DARPA may have perfected the Grand Challenge, offering big prizes for technological innovations. But among drone enthusiasts, worldwide creative attention is expected to shift this year to the United Arab Emirates, where the UAE government plans to award more than $1 million in prizes for the best new ideas to improve people’s lives using unmanned aerial vehicles (UAVs).
UAE Drones for Good Award contest, which got underway in May, is indicative of the rapid evolution of UAVs for civilian use. But it also reflects the concerted efforts by UAE leaders in recent years to take a larger role on the world stage in advancing the use of emerging technology to improve public services.
The contest, according to program officials, calls for advancing the development of UAVs and accelerating their application for humanitarian aid, disaster relief, public health, education, civil defense and economic development.
The program, which has the backing of the vice president and prime minister of the UAE, Mohammed Bin Rashid Al Maktoum, consists of three competitions, inviting ideas not only from UAE citizens and civil servants, but also universities and inventors from around the world.
international competition focuses on promising prototypes and will award $1 million for the best use of a civilian drone for improving people’s lives, using the most advanced technology available. The winning developers must be able to deliver a working, scalable system within one to three years.
At the national level, a
competition will pay Dh1 million (roughly $270,000) for the best idea for a government service in the UAE that can be implemented within the next 12 months.
A third competition is open to government entities offering practical examples of using UAV technologies for government services, based on their government knowledge.
Dr. Noah Raford, special projects advisor to the UAE Prime Minister’s Office, appearing in a
video promoting the contest, highlights an example of how government agencies might provide public services more effectively using UAVs. The video portrays a jogger who suffers a sudden heart attack.
His running partner calls an emergency number, and within minutes, a four-rotor UAV arrives with a defibrillator and a live video communications link via a screen built into the drone’s fuselage, aiding the caller through emergency response steps.
“After identifying the challenges and evaluating the current technology, we created a plan for UAV-based services based on four main pillars,” UAE Minister of Cabinet Affairs Mohammad Abdullah Al Gergawi told the
Gulf News. The plan calls for developing a legislative framework, priority services, platforms for exchange of knowledge and experiences, and research and development.
The emerging drone industry is expected to create more than 100,000 jobs globally and generate $8 billion to $10 billion in economic impact by 2025, according to UAE-provided data.
International applicants have until Oct. 1, 2014 to submit a video describing their idea; semi-finalists will have until Dec. 1 to submit a technical proposal; finalists will have from Dec. 15 to Jan. 15, 2015, to perform live demonstrations. An international judging committee will decide the winner Feb. 8, 2015, in Dubai.
“The award comes at an exciting time when technologies are rapidly evolving and transforming both governments and people,” said Intel North America’s federal marketing director, Nigel Ballard, who represents Intel on multiple UAV trade groups and spoke with Raford about the drone contest.

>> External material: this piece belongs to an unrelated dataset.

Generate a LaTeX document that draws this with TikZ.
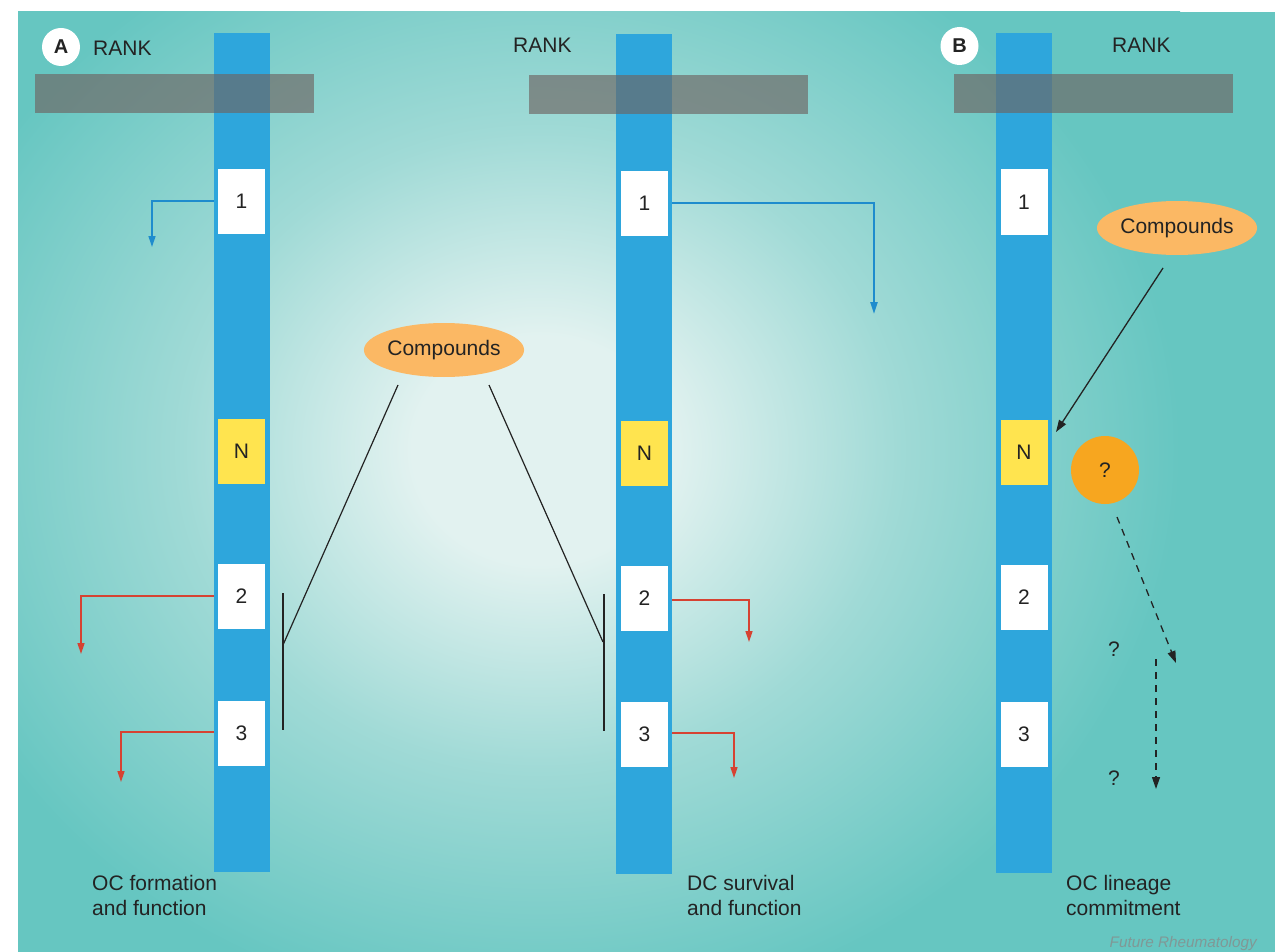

Ballard applauded the UAE for encouraging innovators and technology experts and recognizing the role they play to shape lives in various fields.
“While innovation has no address,” he said, the UAE drone award helps to welcome “all expertise in one destination and serve as a hub of exchanging knowledge in the area of government and humanitarian services development.”

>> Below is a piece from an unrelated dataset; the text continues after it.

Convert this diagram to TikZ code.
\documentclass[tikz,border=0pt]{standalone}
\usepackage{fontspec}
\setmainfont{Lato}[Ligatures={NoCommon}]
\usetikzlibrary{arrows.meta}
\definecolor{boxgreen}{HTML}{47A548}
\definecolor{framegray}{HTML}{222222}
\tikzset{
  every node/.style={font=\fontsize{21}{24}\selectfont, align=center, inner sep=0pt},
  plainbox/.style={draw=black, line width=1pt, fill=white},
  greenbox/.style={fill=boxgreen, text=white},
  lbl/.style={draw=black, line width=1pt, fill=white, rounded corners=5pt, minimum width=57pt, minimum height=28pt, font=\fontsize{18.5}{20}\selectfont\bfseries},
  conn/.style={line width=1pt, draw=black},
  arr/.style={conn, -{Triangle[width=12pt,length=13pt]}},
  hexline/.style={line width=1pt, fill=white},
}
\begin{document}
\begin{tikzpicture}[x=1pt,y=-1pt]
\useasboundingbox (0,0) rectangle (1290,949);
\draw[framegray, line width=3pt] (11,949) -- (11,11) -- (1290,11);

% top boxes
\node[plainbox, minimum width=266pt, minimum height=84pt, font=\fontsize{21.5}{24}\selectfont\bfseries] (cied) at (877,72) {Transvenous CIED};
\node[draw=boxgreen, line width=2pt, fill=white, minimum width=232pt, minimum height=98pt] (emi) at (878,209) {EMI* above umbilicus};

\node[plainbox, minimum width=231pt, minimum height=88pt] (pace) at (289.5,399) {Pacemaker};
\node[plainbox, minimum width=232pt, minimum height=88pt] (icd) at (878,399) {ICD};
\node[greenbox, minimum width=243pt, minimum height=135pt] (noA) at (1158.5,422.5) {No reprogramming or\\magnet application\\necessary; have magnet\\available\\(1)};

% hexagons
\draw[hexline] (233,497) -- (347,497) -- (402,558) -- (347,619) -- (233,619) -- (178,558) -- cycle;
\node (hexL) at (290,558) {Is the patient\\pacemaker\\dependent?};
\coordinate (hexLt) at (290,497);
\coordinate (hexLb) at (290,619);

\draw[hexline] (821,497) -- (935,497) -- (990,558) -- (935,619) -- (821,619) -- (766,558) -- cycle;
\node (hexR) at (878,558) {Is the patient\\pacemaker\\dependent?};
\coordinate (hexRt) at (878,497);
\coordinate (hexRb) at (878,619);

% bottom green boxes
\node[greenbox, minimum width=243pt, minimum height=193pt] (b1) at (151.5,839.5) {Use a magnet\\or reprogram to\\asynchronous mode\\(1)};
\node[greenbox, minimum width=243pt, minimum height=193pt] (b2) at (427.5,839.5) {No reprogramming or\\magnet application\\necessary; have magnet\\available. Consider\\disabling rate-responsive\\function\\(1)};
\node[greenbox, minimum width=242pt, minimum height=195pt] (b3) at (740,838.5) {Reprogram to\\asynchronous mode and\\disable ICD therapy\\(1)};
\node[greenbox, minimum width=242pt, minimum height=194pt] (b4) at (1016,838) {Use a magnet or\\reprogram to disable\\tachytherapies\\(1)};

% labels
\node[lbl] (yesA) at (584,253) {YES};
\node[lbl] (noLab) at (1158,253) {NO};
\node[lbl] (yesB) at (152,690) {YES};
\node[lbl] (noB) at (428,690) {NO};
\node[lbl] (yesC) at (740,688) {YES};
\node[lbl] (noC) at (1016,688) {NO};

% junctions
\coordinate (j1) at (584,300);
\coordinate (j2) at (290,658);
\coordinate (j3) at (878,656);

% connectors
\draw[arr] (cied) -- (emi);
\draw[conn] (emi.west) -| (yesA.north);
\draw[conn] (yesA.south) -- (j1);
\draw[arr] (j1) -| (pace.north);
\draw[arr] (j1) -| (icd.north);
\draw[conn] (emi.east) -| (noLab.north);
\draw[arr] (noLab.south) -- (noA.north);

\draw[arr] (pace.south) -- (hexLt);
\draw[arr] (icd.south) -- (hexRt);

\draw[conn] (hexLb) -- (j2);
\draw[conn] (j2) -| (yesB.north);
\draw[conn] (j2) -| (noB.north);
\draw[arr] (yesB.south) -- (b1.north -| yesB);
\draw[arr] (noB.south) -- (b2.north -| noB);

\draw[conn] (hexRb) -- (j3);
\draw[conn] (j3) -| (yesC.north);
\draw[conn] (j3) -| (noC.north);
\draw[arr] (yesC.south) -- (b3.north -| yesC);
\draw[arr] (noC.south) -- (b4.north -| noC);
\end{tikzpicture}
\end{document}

The UAV program is just one of a number of technology-driven initiatives the
UAE government is undertaking to advance electronic government services. The UAE government, for instance, is rolling out a national identity verification system that promises to aid commercial businesses, as well as government services, in confirming the identity of UAE residents in all kind of transactions.
“It is not far-fetched to see [UAE’s] deployment of the ID card as a model not just for the Gulf region, but for other European countries that have already implemented National ID systems,” said Julia Glidden, a senior research fellow who follows open-government trends at the Vrije Universiteit Brussel’s Institute for European Studies.
The UAE currently ranks 32
nd in the world among electronic government innovators, according to a 2014 United Nations E-Government Survey released in June. However, it is gaining ground quickly on more advanced nations for its sophisticated adoption of mobile and emerging technologies, said UN e-government branch chief, Vincenzo Aquaro.